Previously, with the global headquarters for Mövenpick based in the Middle East, owners were also assured that their hotels were being overseen from within the region. What may help the new team on this front is its decentralization from Accor’s headquarters in Paris. “Many owners felt that our size would be overwhelming,” Accor’s Descrozaille said, “but we have the choice and the ability to make decisions that will impact the business and provide answers to owners without having to go back to Paris every time.”
Nevertheless, a cause for concern for owners is that a previously competing hotel next door is now considered part of the family. An example of that can be seen in Makkah, where multiple Accor-branded hotels now circle the Clock Tower with 7,000 rooms. Nasser, however, said that owners who were potentially apprehensive have realized the benefits of being part of a mammoth network whether from the point of view of distribution or procurement.
The other challenge will be to ensure owners still feel a sense of importance. “The fear is that owners are going from a smaller company where they felt they were a big fish in a small pond, and now all of a sudden they are one of thousands,” Ròya’s Hartzuiker said.
One of the opportunities that presents itself is the potential increase in direct business, which is an expected positive development from the merger. Hartzuiker said, “From the dot-com point of view we think it [the acquisition] can almost double the contribution.”
Other opportunities include a stronger global RFP process for Mövenpick-branded properties, as well as better negotiating power for lower OTA commissions.
Once the integration is fully completed, Hartzuiker said, hidden costs will have to be monitored. “We have seen in previous mergers a lot of the infrastructure charges that come back to the hotel’s P&L have sometimes substantially increased, and while we have no visibility at this stage, that will be something else we will be monitoring going forward,” he said.
Because of Accor’s current size in the Middle East, the obvious risk is that it could become a bureaucratic administration. The Accor executives say that this hasn’t happened, largely due to the entrepreneurial nature of the company’s chairman and CEO Sébastien Bazin. “The company is not bogged down in normality.
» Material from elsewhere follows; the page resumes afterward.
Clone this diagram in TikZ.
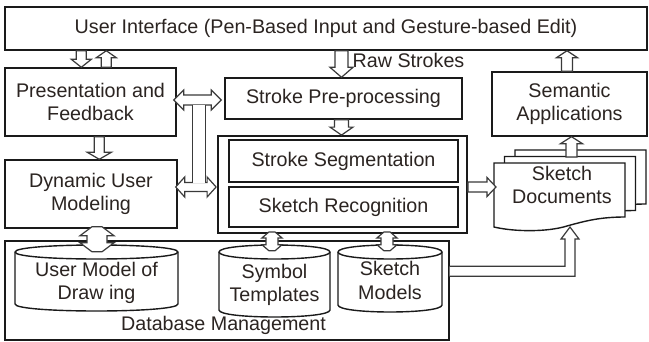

We have a visionary CEO, and I don’t use the term lightly at all,” Accor regional CEO Willis said. “He’s looking forward all the time in an industry that is constantly changing.”
Mirroring his mentality, the new Middle East and African leadership team has set a strategic plan for the next 36 months involving greater transparency, faster decision-making, and deeper relationships with regional owners. What remains to be seen is whether these measures will be enough to stay nimble and match owners’ high expectations.